In his first collection of poems, &luckier, Christopher J Johnson explores the depths to which we can know our most intimate friends, habits, and—even more so—selves. From a mosaic of coffee cups, dinner engagements, razors, walks around his city, and the wider realm of nature, the poet continually asks to what degree our lives can be understood, our joys engaged with, and our sorrows mitigated. In a voice that is at once contemporary and yet almost primal, these poems seek an affinity with the natural world, the passing of history, and the deepness and breadth of ancestry; they do not question the mystery of life, but ask rather how we have become separated from and might return to a more aware place within the frame of it.

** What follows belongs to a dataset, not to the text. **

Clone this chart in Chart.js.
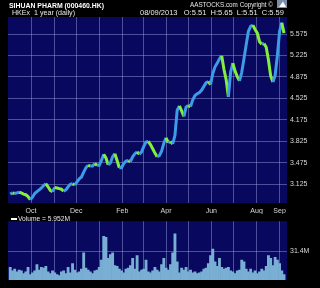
<!DOCTYPE html>
<html>
<head>
<meta charset="utf-8">
<script src="https://cdn.jsdelivr.net/npm/chart.js@4.4.0/dist/chart.umd.min.js"></script>
<style>
  body { margin: 0; background: #000; width: 320px; height: 288px; overflow: hidden; position: relative; }
  #priceChart { position: absolute; left: 0; top: 0; }
  #volChart { position: absolute; left: 0; top: 214px; }
</style>
</head>
<body>
<canvas id="priceChart" width="320" height="214"></canvas>
<canvas id="volChart" width="320" height="74"></canvas>
<script>
// data, one point every 3 days starting 2012-09-03
const firstDate = '2012-09-03';
const stepDays = 3;

const closes = [
  2.96, 2.98, 2.97, 2.98, 2.99, 2.98, 2.96, 2.95, 2.92, 2.87,
  2.91, 2.97, 3.00, 3.03, 3.06, 3.10, 3.13, 3.08, 3.02, 3.00,
  3.07, 3.06, 3.05, 3.04, 3.01, 3.03, 3.08, 3.12, 3.13, 3.11,
  3.16, 3.21, 3.24, 3.32, 3.39, 3.43, 3.42, 3.42, 3.46, 3.43,
  3.43, 3.51, 3.61, 3.55, 3.44, 3.47, 3.57, 3.62, 3.51, 3.39,
  3.39, 3.46, 3.50, 3.51, 3.49, 3.57, 3.62, 3.65, 3.61, 3.65,
  3.74, 3.81, 3.82, 3.77, 3.70, 3.63, 3.57, 3.59, 3.66, 3.79,
  3.88, 3.80, 3.82, 3.78, 3.92, 4.33, 4.40, 4.32, 4.23, 4.38,
  4.41, 4.39, 4.50, 4.57, 4.60, 4.62, 4.66, 4.72, 4.78, 4.80,
  4.75, 4.93, 5.04, 5.10, 5.17, 5.22, 5.00, 4.83, 4.55, 4.95,
  5.10, 4.97, 4.88, 4.81, 4.95, 5.17, 5.40, 5.62, 5.70, 5.72,
  5.65, 5.59, 5.45, 5.41, 5.42, 5.36, 5.15, 4.89, 4.79, 4.90,
  5.22, 5.62, 5.76, 5.59
];

// volume in millions
const volumes = [
  14, 10, 12, 9, 11, 10, 7, 9, 14, 6,
  8, 10, 17, 11, 14, 13, 15, 9, 7, 10,
  8, 6, 5, 9, 10, 7, 14, 8, 18, 11,
  8, 9, 12, 30, 13, 11, 9, 7, 10, 11,
  14, 22, 48, 47, 24, 28, 30, 16, 15, 12,
  10, 8, 12, 13, 16, 24, 12, 27, 9, 11,
  12, 22, 9, 8, 10, 14, 11, 9, 17, 24,
  13, 11, 17, 30, 51, 20, 8, 13, 11, 14,
  9, 11, 8, 9, 7, 8, 9, 12, 13, 18,
  27, 34, 20, 15, 24, 14, 12, 13, 14, 10,
  9, 7, 10, 11, 22, 20, 12, 9, 12, 8,
  10, 7, 9, 12, 10, 15, 27, 24, 16, 25,
  22, 18, 10, 5.952
];

const monthStarts = ['2012-10-01', '2012-11-01', '2012-12-01', '2013-01-01', '2013-02-01', '2013-03-01',
  '2013-04-01', '2013-05-01', '2013-06-01', '2013-07-01', '2013-08-01', '2013-09-01'];
const monthLabels = ['Oct', '', 'Dec', '', 'Feb', '', 'Apr', '', 'Jun', '', 'Aug', 'Sep'];
const priceTicks = [3.125, 3.475, 3.825, 4.175, 4.525, 4.875, 5.225, 5.575];
const volTicks = [31.4];

function dayOf(s) {
  return (Date.parse(s) - Date.parse('2012-10-01')) / 864e5;
}

const start = dayOf(firstDate);
const days = closes.map((c, i) => start + i * stepDays);
const xMin = dayOf('2012-08-31');
const xMax = dayOf('2013-09-11');

const font = { family: "'Liberation Sans', Arial, sans-serif", size: 7 };
const gridCol = 'rgba(150,150,215,0.5)';
const plotBg = '#07085e';

const bgPlugin = {
  id: 'plotbg',
  beforeDraw(chart) {
    const a = chart.chartArea, c = chart.ctx;
    c.save();
    c.fillStyle = plotBg;
    c.fillRect(a.left, a.top, a.right - a.left, a.bottom - a.top);
    c.restore();
  }
};

const headerPlugin = {
  id: 'header',
  afterDraw(chart) {
    const c = chart.ctx;
    c.save();
    c.fillStyle = '#ffffff';
    c.textBaseline = 'alphabetic';
    c.font = "bold 7.5px 'Liberation Sans', Arial, sans-serif";
    c.fillText('SIHUAN PHARM (000460.HK)', 9, 7.5, 95);
    c.font = "7.5px 'Liberation Sans', Arial, sans-serif";
    c.fillStyle = '#e8e8e8';
    c.fillText('AASTOCKS.com Copyright \u00a9', 190, 7, 83);
    c.fillText('HKEx  1 year (daily)', 12, 15, 63);
    c.fillText('08/09/2013   O:5.51  H:5.65  L:5.51  C:5.59', 140, 15, 147);
    // little logo box
    c.fillStyle = '#7c8ea6';
    c.fillRect(277, 0, 10, 8);
    c.fillStyle = '#ffffff';
    c.beginPath();
    c.moveTo(279, 7); c.lineTo(283, 1.5); c.lineTo(286, 7); c.closePath();
    c.fill();
    c.restore();
  }
};

const monthTicks = function(scale) {
  scale.ticks = monthStarts.map(s => ({ value: dayOf(s) }));
};

new Chart(document.getElementById('priceChart'), {
  type: 'line',
  data: {
    datasets: [{
      data: closes.map((c, i) => ({ x: days[i], y: c })),
      borderWidth: 3,
      pointRadius: 0,
      tension: 0,
      borderColor: '#3d9be8',
      segment: {
        borderColor: ctx => ctx.p1.parsed.y >= ctx.p0.parsed.y ? '#3d9be8' : '#84ee3c'
      }
    }]
  },
  options: {
    responsive: false,
    devicePixelRatio: 1,
    animation: false,
    layout: { padding: { left: 8, top: 17, right: 0, bottom: 0 } },
    plugins: { legend: { display: false }, tooltip: { enabled: false } },
    scales: {
      x: {
        type: 'linear',
        min: xMin,
        max: xMax,
        afterBuildTicks: monthTicks,
        afterFit: s => { s.height = 11; },
        grid: { color: gridCol, drawTicks: false },
        border: { display: false },
        ticks: {
          autoSkip: false, maxRotation: 0, padding: 4,
          color: '#d8d8d8', font: font,
          callback: (v, i) => monthLabels[i]
        }
      },
      y: {
        position: 'right',
        min: 2.815,
        max: 5.853,
        afterBuildTicks: s => { s.ticks = priceTicks.map(v => ({ value: v })); },
        afterFit: s => { s.width = 33; },
        grid: { color: gridCol, drawTicks: false },
        border: { display: false },
        ticks: {
          padding: 3, color: '#d8d8d8', font: font,
          callback: v => v.toFixed(3)
        }
      }
    }
  },
  plugins: [bgPlugin, headerPlugin]
});

const volLegend = {
  id: 'volLegend',
  afterDraw(chart) {
    const c = chart.ctx;
    c.save();
    c.fillStyle = '#ffffff';
    c.fillRect(11, 4, 6, 2);
    c.fillStyle = '#e8e8e8';
    c.font = "7px 'Liberation Sans', Arial, sans-serif";
    c.textBaseline = 'middle';
    c.fillText('Volume = 5.952M', 18, 5, 52);
    c.restore();
  }
};

new Chart(document.getElementById('volChart'), {
  type: 'bar',
  data: {
    datasets: [{
      data: volumes.map((v, i) => ({ x: days[i], y: v })),
      backgroundColor: '#7aafd4',
      barThickness: 2.2
    }]
  },
  options: {
    responsive: false,
    devicePixelRatio: 1,
    animation: false,
    layout: { padding: { left: 8, top: 0, right: 0, bottom: 0 } },
    plugins: { legend: { display: false }, tooltip: { enabled: false } },
    scales: {
      x: {
        type: 'linear',
        min: xMin,
        max: xMax,
        offset: false,
        afterBuildTicks: monthTicks,
        afterFit: s => { s.height = 8; },
        grid: { color: gridCol, drawTicks: false, offset: false },
        border: { display: false },
        ticks: { display: false }
      },
      y: {
        position: 'right',
        min: 0,
        max: 64.8,
        afterBuildTicks: s => { s.ticks = volTicks.map(v => ({ value: v })); },
        afterFit: s => { s.width = 33; },
        grid: { color: gridCol, drawTicks: false },
        border: { display: false },
        ticks: {
          padding: 3, color: '#d8d8d8', font: font,
          callback: v => v + 'M'
        }
      }
    }
  },
  plugins: [bgPlugin, volLegend]
});
</script>
</body>
</html>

“In this debut collection, Christopher J Johnson lasers into the maze of the self, ‘little but stickish bones, a scarecrow / puffed-up w/ rags, smoking at the mouth.’ There’s a little bit of the Modernist in Johnson’s work: he offers us inward lyrics, full of psycho-philosophic intensity, with a Poundian sense of the literary past informing every poem. His images are rich, and his sounds are lush and lodge in the ear, as when he writes, ‘godlet ants in their Herculean tasks / &the porcupines smooth in their wombs.’ Johnson sounds like no one else writing today. His gift is lyric, pure and fine.” —Dana Levin

“Rooted in a Whitmanic vision where ‘there is separation in nothing / but the minds of men,’ the speaker in these poems broods, probes, and deepens the mystery of existence. Some of these poems unfold slowly ‘like a bruise on the sky’s face,’ while others snap with visual precision: ‘The moth floundered in the warm dust / while the black widow boxed the locust. Christopher J Johnson’s &luckier is a book of marvels.” —Arthur Sze

Christopher J Johnson lives in Santa Fe, New Mexico, where he provides narrative content and live performances for the Meow Wolf art collective’s immersive 3D art installations. He also writes for and is manager of photo-eye Bookstore and is a book critic for the C-File Foundation. His poems have appeared in West Branch and the American Poetry Review. He is from Madison, Wisconsin.